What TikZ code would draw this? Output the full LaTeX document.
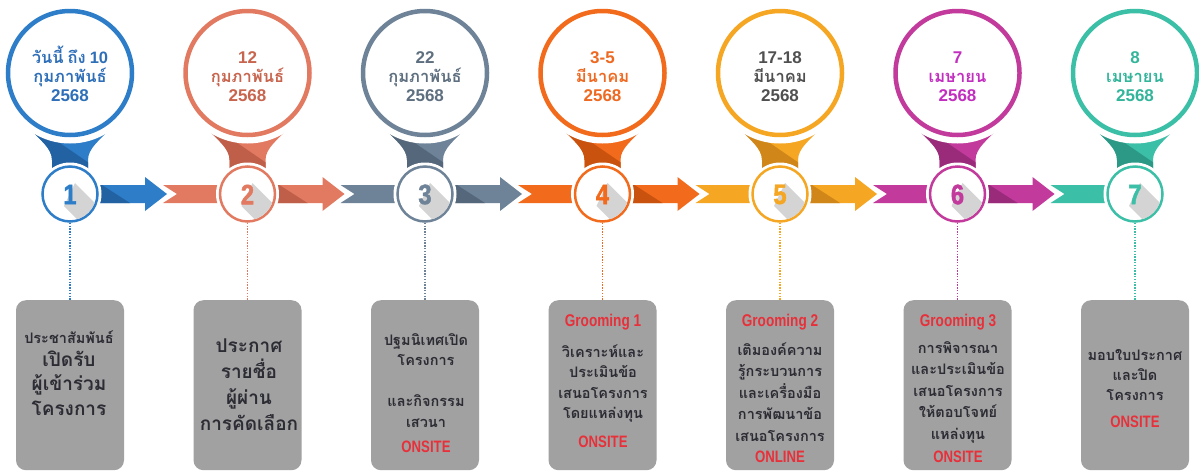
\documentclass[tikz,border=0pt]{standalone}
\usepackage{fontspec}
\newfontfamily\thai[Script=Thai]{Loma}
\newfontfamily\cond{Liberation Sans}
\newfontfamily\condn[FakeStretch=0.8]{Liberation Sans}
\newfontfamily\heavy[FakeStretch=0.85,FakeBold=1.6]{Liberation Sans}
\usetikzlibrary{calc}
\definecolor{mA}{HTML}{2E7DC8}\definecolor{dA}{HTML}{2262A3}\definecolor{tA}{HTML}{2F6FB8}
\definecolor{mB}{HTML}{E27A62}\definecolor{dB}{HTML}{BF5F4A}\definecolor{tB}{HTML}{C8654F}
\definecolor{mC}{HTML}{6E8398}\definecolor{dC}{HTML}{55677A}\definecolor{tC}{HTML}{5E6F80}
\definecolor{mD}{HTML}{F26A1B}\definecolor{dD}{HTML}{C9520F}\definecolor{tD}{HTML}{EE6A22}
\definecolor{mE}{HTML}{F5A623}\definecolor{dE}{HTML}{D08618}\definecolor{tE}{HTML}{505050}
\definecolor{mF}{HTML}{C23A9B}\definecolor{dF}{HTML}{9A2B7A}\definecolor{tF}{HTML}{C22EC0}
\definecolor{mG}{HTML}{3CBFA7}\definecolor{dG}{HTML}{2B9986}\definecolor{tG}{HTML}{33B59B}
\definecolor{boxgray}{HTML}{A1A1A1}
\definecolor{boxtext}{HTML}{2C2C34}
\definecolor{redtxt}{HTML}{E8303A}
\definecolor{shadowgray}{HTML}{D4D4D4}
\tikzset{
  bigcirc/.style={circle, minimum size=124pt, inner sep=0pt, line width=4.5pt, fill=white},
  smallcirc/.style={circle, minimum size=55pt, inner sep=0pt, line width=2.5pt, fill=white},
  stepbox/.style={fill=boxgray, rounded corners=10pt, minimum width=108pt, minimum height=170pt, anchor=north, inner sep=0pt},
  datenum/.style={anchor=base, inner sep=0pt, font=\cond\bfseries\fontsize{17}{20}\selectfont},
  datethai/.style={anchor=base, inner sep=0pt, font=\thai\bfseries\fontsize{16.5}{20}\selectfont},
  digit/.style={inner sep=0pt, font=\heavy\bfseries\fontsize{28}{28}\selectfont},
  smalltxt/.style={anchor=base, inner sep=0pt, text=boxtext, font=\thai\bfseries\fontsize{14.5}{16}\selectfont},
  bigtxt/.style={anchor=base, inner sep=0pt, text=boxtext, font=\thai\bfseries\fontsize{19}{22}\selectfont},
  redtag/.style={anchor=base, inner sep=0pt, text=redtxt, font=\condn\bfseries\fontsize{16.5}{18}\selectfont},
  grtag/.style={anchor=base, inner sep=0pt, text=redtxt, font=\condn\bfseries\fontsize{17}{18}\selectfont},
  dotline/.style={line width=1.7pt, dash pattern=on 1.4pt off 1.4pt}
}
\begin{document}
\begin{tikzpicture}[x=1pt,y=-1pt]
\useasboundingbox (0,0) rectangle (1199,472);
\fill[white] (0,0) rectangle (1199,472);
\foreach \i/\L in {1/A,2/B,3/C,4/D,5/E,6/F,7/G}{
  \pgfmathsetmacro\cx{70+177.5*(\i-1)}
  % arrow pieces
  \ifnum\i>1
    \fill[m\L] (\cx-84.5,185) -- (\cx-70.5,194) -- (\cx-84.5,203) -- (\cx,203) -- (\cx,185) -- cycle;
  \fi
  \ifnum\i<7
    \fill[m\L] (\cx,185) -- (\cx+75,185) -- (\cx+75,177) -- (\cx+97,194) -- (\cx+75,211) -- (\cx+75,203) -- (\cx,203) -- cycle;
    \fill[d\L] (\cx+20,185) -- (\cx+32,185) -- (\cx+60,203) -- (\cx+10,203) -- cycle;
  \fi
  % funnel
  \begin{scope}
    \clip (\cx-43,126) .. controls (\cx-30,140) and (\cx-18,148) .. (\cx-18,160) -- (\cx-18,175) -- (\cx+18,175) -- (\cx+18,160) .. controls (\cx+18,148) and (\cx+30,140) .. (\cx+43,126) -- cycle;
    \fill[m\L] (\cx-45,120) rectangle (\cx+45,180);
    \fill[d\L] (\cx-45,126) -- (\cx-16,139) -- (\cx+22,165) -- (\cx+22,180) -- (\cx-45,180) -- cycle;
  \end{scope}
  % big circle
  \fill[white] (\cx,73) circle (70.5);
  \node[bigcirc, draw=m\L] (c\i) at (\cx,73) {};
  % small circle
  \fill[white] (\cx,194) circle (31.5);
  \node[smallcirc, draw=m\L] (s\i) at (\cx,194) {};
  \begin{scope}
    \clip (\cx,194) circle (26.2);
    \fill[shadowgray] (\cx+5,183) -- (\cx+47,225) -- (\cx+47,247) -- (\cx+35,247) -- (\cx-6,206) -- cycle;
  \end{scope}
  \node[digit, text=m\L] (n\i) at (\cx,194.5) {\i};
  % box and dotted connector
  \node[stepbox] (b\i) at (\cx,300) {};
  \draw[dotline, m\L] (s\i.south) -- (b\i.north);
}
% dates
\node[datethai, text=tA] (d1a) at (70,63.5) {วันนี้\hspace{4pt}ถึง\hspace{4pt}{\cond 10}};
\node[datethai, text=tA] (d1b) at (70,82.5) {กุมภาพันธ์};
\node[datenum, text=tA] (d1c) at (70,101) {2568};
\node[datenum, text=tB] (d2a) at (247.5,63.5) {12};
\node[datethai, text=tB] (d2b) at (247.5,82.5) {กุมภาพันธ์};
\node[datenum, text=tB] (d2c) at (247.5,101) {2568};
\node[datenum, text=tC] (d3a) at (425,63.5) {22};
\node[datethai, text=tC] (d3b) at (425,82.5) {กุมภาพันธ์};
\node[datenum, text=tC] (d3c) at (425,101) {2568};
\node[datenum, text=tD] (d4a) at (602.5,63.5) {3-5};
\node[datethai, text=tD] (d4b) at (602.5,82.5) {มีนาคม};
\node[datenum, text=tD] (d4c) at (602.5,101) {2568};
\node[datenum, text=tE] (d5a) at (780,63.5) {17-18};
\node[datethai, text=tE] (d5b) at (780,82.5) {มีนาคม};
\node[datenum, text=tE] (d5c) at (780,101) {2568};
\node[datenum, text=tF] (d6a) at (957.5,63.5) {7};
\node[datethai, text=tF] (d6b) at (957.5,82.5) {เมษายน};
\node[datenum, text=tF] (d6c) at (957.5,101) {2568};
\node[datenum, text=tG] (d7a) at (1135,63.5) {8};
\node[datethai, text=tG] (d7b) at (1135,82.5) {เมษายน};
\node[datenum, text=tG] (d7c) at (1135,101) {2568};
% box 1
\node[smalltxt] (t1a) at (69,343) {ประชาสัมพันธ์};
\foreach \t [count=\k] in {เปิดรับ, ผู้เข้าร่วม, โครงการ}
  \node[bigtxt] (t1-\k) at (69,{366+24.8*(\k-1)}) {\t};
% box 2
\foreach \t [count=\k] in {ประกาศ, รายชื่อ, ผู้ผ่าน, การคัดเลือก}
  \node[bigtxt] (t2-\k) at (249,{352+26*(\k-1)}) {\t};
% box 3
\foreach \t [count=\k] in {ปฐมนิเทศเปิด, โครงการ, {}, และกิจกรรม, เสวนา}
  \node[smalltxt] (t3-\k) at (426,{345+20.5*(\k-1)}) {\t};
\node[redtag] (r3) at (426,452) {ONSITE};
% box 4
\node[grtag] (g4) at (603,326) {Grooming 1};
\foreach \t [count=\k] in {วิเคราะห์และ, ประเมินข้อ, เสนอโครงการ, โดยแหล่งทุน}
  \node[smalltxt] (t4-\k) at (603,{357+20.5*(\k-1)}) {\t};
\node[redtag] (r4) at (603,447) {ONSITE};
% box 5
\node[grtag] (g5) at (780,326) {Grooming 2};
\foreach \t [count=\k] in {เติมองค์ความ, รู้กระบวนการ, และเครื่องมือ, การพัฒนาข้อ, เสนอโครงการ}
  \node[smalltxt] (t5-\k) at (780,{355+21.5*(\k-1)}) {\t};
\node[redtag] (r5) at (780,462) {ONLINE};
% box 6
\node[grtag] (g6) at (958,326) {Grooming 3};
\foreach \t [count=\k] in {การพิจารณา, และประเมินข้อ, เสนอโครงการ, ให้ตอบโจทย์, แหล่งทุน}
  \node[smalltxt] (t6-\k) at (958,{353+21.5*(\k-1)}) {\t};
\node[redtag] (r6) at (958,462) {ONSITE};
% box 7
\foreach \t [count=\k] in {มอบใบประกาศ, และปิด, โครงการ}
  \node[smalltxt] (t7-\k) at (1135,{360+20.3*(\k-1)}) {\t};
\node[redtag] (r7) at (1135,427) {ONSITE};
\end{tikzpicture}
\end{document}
_____
## [TASK DESCRIPTION]
Find the lines above holding the word "draw" and show them.

## [SOLUTION BELOW]
What TikZ code would draw this? Output the full LaTeX document.
  \node[bigcirc, draw=m\L] (c\i) at (\cx,73) {};
  \node[smallcirc, draw=m\L] (s\i) at (\cx,194) {};
  \draw[dotline, m\L] (s\i.south) -- (b\i.north);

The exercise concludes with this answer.